Wiceminister finansów, Piotr Patkowski poinformował w Radiu Plus o dalszym wzroście inflacji. Jego zdaniem, może ona sięgnąć 7-8 procent jeszcze w tym roku. Patkowski przekazał, że rząd zamierza „wspomóc” biedniejsze gospodarstwa domowe, które odczuwają skutek podwyżek cen energii bonem o łącznej wartości nawet 3 miliardów złotych.
Wiceminister finansów, Piotr Patkowski stwierdził, że wysoka inflacja będzie się wciąż utrzymywać w kolejnych kwartałach.
– Wydaje się, że inflacja nie osiągnie poziomu 10 proc., ale 7-8 proc. jest realne. Nasze modele makroekonomiczne nie pokazują 10 proc., więcej skupiamy się na 7-8 proc. Bardzo możliwe, że taki poziom osiągniemy jeszcze w tym roku. Na podwyższone odczyty inflacji trzeba się szykować także w I i II kw. 2022 r., potem inflacja będzie spadać – prognozował Patkowski.
Wiceminister zapowiedział, że rząd ma już gotowy projekt rekompensat dla tych, którym zagraża ubóstwo energetyczne spowodowane wzrostem cen m. in. prądu. Projekt ma dotyczyć blisko 1 miliona gospodarstw domowych, a jego koszt to około 1,5 miliarda złotych.

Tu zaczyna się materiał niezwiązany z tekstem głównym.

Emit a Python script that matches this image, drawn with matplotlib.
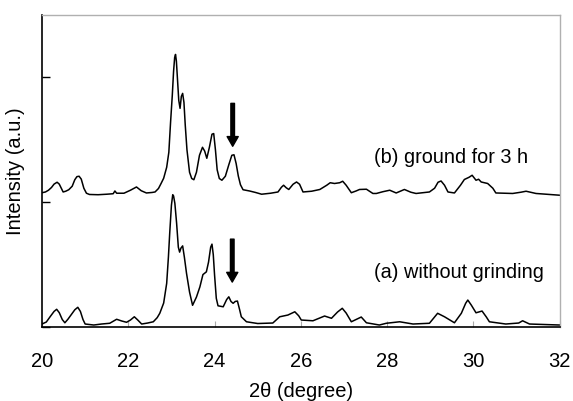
import matplotlib
matplotlib.use("Agg")
import matplotlib.pyplot as plt

plt.rcParams['font.family'] = ['Liberation Sans', 'DejaVu Sans']

# 2-theta (degree) and intensity (a.u.) for sample (b) ground for 3 h
two_theta_b = [20.00, 20.08, 20.15, 20.22, 20.28, 20.35, 20.40, 20.45, 20.49, 20.55,
               20.62, 20.70, 20.76, 20.81, 20.86, 20.91, 20.97, 21.03, 21.10, 21.30,
               21.50, 21.65, 21.69, 21.73, 21.90, 22.05, 22.19, 22.30, 22.42, 22.55,
               22.62, 22.70, 22.76, 22.82, 22.89, 22.94, 22.98, 23.02, 23.05, 23.075,
               23.095, 23.115, 23.14, 23.17, 23.20, 23.23, 23.26, 23.29, 23.32, 23.36,
               23.42, 23.47, 23.52, 23.58, 23.65, 23.72, 23.77, 23.82, 23.88, 23.94,
               23.98, 24.02, 24.06, 24.11, 24.17, 24.25, 24.33, 24.40, 24.45, 24.50,
               24.55, 24.60, 24.66, 24.81, 24.95, 25.09, 25.30, 25.47, 25.55, 25.60,
               25.66, 25.72, 25.82, 25.90, 25.97, 26.05, 26.25, 26.44, 26.60, 26.68,
               26.78, 26.90, 26.97, 27.05, 27.17, 27.28, 27.36, 27.52, 27.67, 27.75,
               27.90, 28.06, 28.21, 28.40, 28.55, 28.67, 28.98, 29.10, 29.18, 29.25,
               29.33, 29.41, 29.56, 29.70, 29.79, 29.90, 29.97, 30.06, 30.12, 30.18,
               30.33, 30.45, 30.52, 30.91, 31.10, 31.22, 31.45, 31.70, 32.00]
intensity_b = [1076, 1082, 1096, 1118, 1145, 1160, 1145, 1110, 1082, 1088,
               1100, 1128, 1180, 1205, 1208, 1185, 1112, 1072, 1062, 1060,
               1064, 1068, 1090, 1072, 1072, 1096, 1122, 1092, 1074, 1078,
               1082, 1110, 1150, 1192, 1280, 1400, 1640, 1856, 2050, 2160,
               2184, 2130, 1990, 1816, 1752, 1848, 1872, 1800, 1620, 1420,
               1240, 1190, 1180, 1240, 1376, 1440, 1410, 1352, 1440, 1545,
               1550, 1420, 1260, 1190, 1176, 1208, 1300, 1376, 1380, 1310,
               1210, 1140, 1100, 1090, 1078, 1064, 1072, 1082, 1120, 1136,
               1116, 1102, 1144, 1162, 1144, 1082, 1088, 1102, 1136, 1156,
               1150, 1156, 1168, 1136, 1076, 1090, 1102, 1104, 1070, 1070,
               1084, 1096, 1074, 1102, 1080, 1070, 1082, 1112, 1160, 1170,
               1136, 1082, 1074, 1136, 1182, 1200, 1216, 1176, 1184, 1162,
               1150, 1112, 1074, 1070, 1080, 1088, 1070, 1064, 1056]

# 2-theta (degree) and intensity (a.u.) for sample (a) without grinding
two_theta_a = [20.00, 20.10, 20.20, 20.28, 20.34, 20.40, 20.47, 20.53, 20.60, 20.68,
               20.76, 20.83, 20.89, 20.95, 21.00, 21.20, 21.38, 21.57, 21.73, 21.85,
               21.96, 22.05, 22.14, 22.22, 22.31, 22.45, 22.58, 22.67, 22.73, 22.82,
               22.89, 22.93, 22.96, 23.00, 23.03, 23.05, 23.08, 23.12, 23.16, 23.19,
               23.22, 23.26, 23.30, 23.35, 23.42, 23.49, 23.58, 23.66, 23.73, 23.81,
               23.86, 23.91, 23.94, 23.97, 24.00, 24.04, 24.08, 24.20, 24.28, 24.33,
               24.38, 24.43, 24.48, 24.53, 24.58, 24.62, 24.74, 25.00, 25.35, 25.51,
               25.70, 25.86, 25.95, 26.01, 26.28, 26.55, 26.71, 26.85, 26.96, 27.05,
               27.17, 27.40, 27.52, 27.82, 27.98, 28.29, 28.60, 28.98, 29.08, 29.17,
               29.33, 29.56, 29.72, 29.82, 29.87, 29.95, 30.06, 30.20, 30.30, 30.37,
               30.75, 31.05, 31.14, 31.30, 32.00]
intensity_a = [24, 40, 88, 125, 142, 115, 60, 34, 62, 100,
               138, 158, 125, 60, 24, 16, 24, 30, 62, 48,
               38, 56, 82, 56, 24, 32, 42, 75, 110, 192,
               350, 560, 750, 976, 1060, 1050, 990, 832, 640, 600,
               632, 650, 560, 430, 280, 174, 240, 322, 420, 442,
               520, 640, 664, 580, 416, 230, 170, 162, 220, 242,
               205, 190, 205, 208, 140, 82, 42, 28, 32, 82,
               96, 122, 90, 56, 50, 88, 70, 120, 150, 112,
               42, 80, 34, 16, 30, 42, 24, 30, 72, 110,
               82, 34, 110, 190, 216, 176, 114, 128, 80, 42,
               24, 32, 50, 24, 16]

label_b = "(b) ground for 3 h"
label_a = "(a) without grinding"
arrow_pos = [24.42, 24.41]          # 2-theta of marked peak
arrow_tail = [1792, 704]
arrow_head = [1448, 360]
x_ticks = [20, 22, 24, 26, 28, 30, 32]
y_ticks = [0, 1000, 2000]

fig = plt.figure(figsize=(5.73, 4.01), dpi=100)
ax = fig.add_axes([0.0733, 0.1845, 0.9035, 0.7781])

ax.plot(two_theta_b, intensity_b, color='black', lw=1.1)
ax.plot(two_theta_a, intensity_a, color='black', lw=1.1)

ax.set_xlim(20, 32)
ax.set_ylim(0, 2500)
ax.set_xticks(x_ticks)
ax.set_yticks(y_ticks)
ax.set_yticklabels([])

ax.tick_params(axis='x', direction='in', length=4, color='#aaaaaa', pad=18, labelsize=14.5)
ax.tick_params(axis='y', direction='in', length=6, color='black', width=1)

for s in ['top', 'right']:
    ax.spines[s].set_color('#b0b0b0')
    ax.spines[s].set_linewidth(1)
for s in ['left', 'bottom']:
    ax.spines[s].set_color('black')
    ax.spines[s].set_linewidth(1.2)

ax.set_xlabel("2θ (degree)", fontsize=14.5, labelpad=8)
ax.set_ylabel("Intensity (a.u.)", fontsize=14.5, labelpad=9)

ax.text(27.7, 1360, label_b, fontsize=14.3, va='center', ha='left')
ax.text(27.7, 440, label_a, fontsize=14.3, va='center', ha='left')

for xp, yt, yh in zip(arrow_pos, arrow_tail, arrow_head):
    ax.annotate("", xy=(xp, yh), xytext=(xp, yt),
                arrowprops=dict(facecolor='black', edgecolor='black',
                                width=2.6, headwidth=8, headlength=7, shrink=0))

fig.savefig("out.png", dpi=100)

– Jednak premier ostatnio powiedział, że ta kwota pomocy wzrośnie do 3 mld zł. Chcielibyśmy rozszerzyć krąg osób, które uzyskają pomoc. To będzie bon energetyczny, którego celem jest zamortyzowanie wzrostu cen ciepła, gazu i benzyny. Nie będziemy wiązać Polaków celem, na jaki mają przeznaczyć te środki, tylko przekażemy Polakom bony, a oni zdecydują, na co te środki przeznaczyć – powiedział Patkowski.
Wyjaśnił, że kwoty wspierające będą wypłacane co miesiąc. Ich wysokość będzie zależna od wielkości gospodarstwa domowego. Patkowski zapowiedział, że rząd ma zamiar rozważyć także inne opcje poprawy sytuacji życiowej Polaków.
– Wiemy, jakie jest odczucie społeczne inflacji. I zastanawiamy się nad innymi rozwiązaniami, będziemy je analizować i komunikować – mówił.
Wiceminister wykluczył jednak zupełnie obniżenie VAT na energię elektryczną do 0 procent. To bowiem „jest niezgodne z przepisami unijnymi”. Wskazał także, że Polska nie płaci UE żadnych kar.
– Żadne kary nie są płacone i nie są wymagalne. Aby były wymagalne, Komisja Europejska musi wystawić notę, na podstawie której może żądać pieniędzy, ale takiego wezwania nie odebraliśmy, więc żadne kwoty nie są uiszczane. I nie wydaje się, aby w najbliższym czasie doszło do takiej sytuacji, bo KE nie podejmuje takich działań – podkreślił.